Task brief | Locate the string "this" throughout the material and copy every line in which it occurs.

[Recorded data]

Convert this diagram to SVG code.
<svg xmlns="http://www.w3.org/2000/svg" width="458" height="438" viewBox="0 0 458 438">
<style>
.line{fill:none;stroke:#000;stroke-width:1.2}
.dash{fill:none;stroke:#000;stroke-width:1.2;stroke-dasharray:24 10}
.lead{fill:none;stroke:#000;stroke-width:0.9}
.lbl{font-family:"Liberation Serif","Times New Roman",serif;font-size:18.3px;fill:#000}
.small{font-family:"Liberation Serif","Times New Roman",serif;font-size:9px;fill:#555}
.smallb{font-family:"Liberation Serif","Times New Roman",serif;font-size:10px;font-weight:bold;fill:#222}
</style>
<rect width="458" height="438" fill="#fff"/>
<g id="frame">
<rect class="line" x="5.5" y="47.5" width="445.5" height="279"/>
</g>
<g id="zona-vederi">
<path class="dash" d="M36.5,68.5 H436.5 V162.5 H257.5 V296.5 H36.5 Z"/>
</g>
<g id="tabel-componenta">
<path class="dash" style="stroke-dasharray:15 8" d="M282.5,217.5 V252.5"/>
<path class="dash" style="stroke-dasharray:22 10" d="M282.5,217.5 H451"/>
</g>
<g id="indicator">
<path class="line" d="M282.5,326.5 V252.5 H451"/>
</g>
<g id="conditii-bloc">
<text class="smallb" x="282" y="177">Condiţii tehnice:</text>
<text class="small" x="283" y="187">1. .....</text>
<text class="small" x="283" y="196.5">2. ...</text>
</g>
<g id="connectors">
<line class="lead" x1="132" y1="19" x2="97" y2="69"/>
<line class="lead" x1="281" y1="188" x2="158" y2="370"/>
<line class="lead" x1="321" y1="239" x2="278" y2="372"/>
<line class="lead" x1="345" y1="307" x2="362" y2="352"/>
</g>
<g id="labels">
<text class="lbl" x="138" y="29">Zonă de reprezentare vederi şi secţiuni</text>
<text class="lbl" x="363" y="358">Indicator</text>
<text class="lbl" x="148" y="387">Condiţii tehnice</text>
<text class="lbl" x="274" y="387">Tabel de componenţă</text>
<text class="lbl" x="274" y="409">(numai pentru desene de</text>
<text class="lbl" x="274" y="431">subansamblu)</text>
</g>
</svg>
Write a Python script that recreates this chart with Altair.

Result of the task |
Convert this diagram to SVG code.
Write a Python script that recreates this chart with Altair.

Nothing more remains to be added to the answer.